Most everyone knows if people are baptized in water, it does not necessarily mean they are saved. Most everyone knows if people do good works and obey a priest or pastor in all things, it does not necessarily mean they are saved. But when it comes to believing a salvation scripture, that's where people get confused. THE TRUTH IS, EVERYONE WHO THINKS THEY ARE CHRISTIAN, BELIEVES SALVATION SCRIPTURES. Most people who believe salvation scriptures are not saved. Three of the four groups that received the word of God into their hearts in the parable of the sower of the seed were not saved. The man who receives the word of God in his heart and nevertheless builds his house on the sand is not saved. The PRESUMPTION that someone savingly believes a scripture simply because they receive it into their heart is the basis of the heresy of decisional regeneration.

Before the twentieth century, ministers would never tell someone they were saved because they believed a salvation scripture. While inexperienced workers in the Inquiry Room might report they had brought someone "to the foot of the cross", even this was discouraged by experienced ministers as dangerous, since only God could know the truth of the seeker's condition.

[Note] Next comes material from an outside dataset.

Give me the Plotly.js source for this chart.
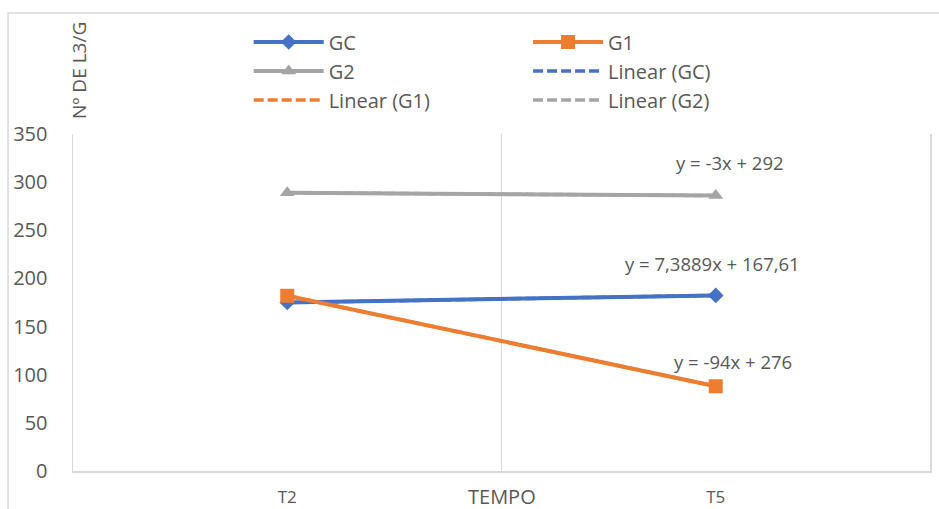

THE PRESUMPTION THAT SOMEONE COULD HAVE "SAVING FAITH" IF THEY BELIEVED A SALVATION SCRIPTURE WAS A NEW LIGHT CALVINIST ERROR THAT GRADUALLY DEVELOPED AFTER THE CIVIL WAR. For more on this subject, please read about the Evangelical Bait and Switch. Arminian Orthodox ministers always kept the belief of salvation scriptures as a separate idea from regeneration. For this reason, it would never occur to an Arminian minister to tell someone they had "saving faith" if they believed a salvation scripture. Arminians would usually admit seekers as church members after a six month probation period if the seeker could testify to a change of character and if they exhibited a changed lifestyle. This was a typical HINDSIGHT APPROACH to salvation. The HINDSIGHT APPROACH was also used by Old Light Calvinists and the Puritans.

The shift from a HINDSIGHT view of salvation to a full-blown PRESUMPTION view of salvation took place in 1914 when Billy Sunday eliminated the Inquiry Room and started calling everyone who came forward in an altar call a "convert". Up to that time, ministers never told people they were saved because of something they had done. In fact, ministers used the term "hopefully saved" even when referring to seekers that experienced dramatic conversions.